The results of the project were controversial. On the one hand, turning traffic measurement data into a feasible origin-destination matrix was not possible at the required detail even though advanced modelling methodologies were used. Although the data included extremely detailed information of bypassing vehicles, it was not possible to extract the origin-destination information on the travel behaviour of people. Similarly, the analysis of project partner network yielded limited results on inter-regional interactions because of limitations in the data, which over-emphasised interactions between certain regions.
On the other hand, third case study resulted in a high-quality origin-destination matrix of the flows of people between Estonian territorial communities. Such data is valuable particularly because it provides precise information on actual movements of people. Other similar data, such as commuting statistics, describe only certain segment of all mobility and may be biased as commuting statistics, for instance in Finland, are based on locations of homes and workplaces of people, not the actual movements of workforce.

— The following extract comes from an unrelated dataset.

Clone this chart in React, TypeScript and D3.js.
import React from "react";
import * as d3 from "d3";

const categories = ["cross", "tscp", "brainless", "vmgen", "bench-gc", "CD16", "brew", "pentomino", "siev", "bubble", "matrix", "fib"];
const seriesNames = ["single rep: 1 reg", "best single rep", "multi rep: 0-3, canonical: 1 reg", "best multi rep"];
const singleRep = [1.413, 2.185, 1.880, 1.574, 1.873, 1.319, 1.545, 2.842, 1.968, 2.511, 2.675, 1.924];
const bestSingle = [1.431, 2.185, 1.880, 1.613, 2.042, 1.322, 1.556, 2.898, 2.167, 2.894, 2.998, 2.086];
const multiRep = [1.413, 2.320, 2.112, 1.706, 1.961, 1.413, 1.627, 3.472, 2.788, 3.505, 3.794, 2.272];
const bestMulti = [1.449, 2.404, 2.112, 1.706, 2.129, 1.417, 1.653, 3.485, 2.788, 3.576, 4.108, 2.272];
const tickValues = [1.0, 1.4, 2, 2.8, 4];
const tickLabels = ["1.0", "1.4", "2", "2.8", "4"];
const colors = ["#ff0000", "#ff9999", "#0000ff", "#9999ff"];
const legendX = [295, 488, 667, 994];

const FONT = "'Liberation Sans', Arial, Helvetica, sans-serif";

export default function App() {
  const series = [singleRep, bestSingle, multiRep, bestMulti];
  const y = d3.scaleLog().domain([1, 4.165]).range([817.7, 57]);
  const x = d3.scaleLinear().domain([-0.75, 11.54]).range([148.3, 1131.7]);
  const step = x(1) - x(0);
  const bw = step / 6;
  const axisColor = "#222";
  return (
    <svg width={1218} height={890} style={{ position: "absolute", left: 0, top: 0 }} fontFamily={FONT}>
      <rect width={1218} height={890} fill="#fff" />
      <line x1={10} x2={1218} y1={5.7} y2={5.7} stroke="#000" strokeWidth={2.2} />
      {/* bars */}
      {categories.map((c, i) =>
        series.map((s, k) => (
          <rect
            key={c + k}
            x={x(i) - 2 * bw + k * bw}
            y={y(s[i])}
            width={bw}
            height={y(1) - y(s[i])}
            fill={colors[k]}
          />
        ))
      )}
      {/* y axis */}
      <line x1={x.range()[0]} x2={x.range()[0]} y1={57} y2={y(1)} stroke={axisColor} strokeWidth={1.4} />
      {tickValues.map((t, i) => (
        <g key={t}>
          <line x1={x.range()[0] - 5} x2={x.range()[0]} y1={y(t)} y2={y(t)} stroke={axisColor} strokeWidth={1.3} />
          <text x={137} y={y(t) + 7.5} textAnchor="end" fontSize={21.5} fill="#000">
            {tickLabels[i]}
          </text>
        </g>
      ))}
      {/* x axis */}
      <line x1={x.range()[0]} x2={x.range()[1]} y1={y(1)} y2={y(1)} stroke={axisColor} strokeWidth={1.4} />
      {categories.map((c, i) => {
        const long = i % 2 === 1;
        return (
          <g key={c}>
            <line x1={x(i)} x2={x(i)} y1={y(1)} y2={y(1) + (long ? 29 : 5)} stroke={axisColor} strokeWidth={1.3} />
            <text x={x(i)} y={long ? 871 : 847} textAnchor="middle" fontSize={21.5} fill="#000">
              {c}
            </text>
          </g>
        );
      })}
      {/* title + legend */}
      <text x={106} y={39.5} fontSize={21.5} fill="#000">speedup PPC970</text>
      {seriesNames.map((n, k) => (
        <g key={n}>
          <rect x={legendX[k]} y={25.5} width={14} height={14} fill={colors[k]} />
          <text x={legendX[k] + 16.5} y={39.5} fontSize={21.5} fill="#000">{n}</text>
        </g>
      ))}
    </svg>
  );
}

From these examples, it become clear that the ability of big data to answer various societal questions is smaller than is often thought. Finding suitable data sources is difficult and once suitable data is found, getting actually hold of the data is usually not the as simple as downloading it from the internet. And if one manages to obtain needed data, the data itself requires tedious work to transfer it into the format suitable for the analysis.
As such, despite the hype around the possibilities of big data to solve the problems which other data sources cannot answer, utilising big data is not a simple task. Although there are huge and ever-increasing amount of data to be utilised, only a tiny fragment of it is useful and freely available for analysing regional development. And even this fragment may require huge effort in data processing and analysis before the actual results are obtained. Indeed, despite not without potential, big data is surely not a free lunch.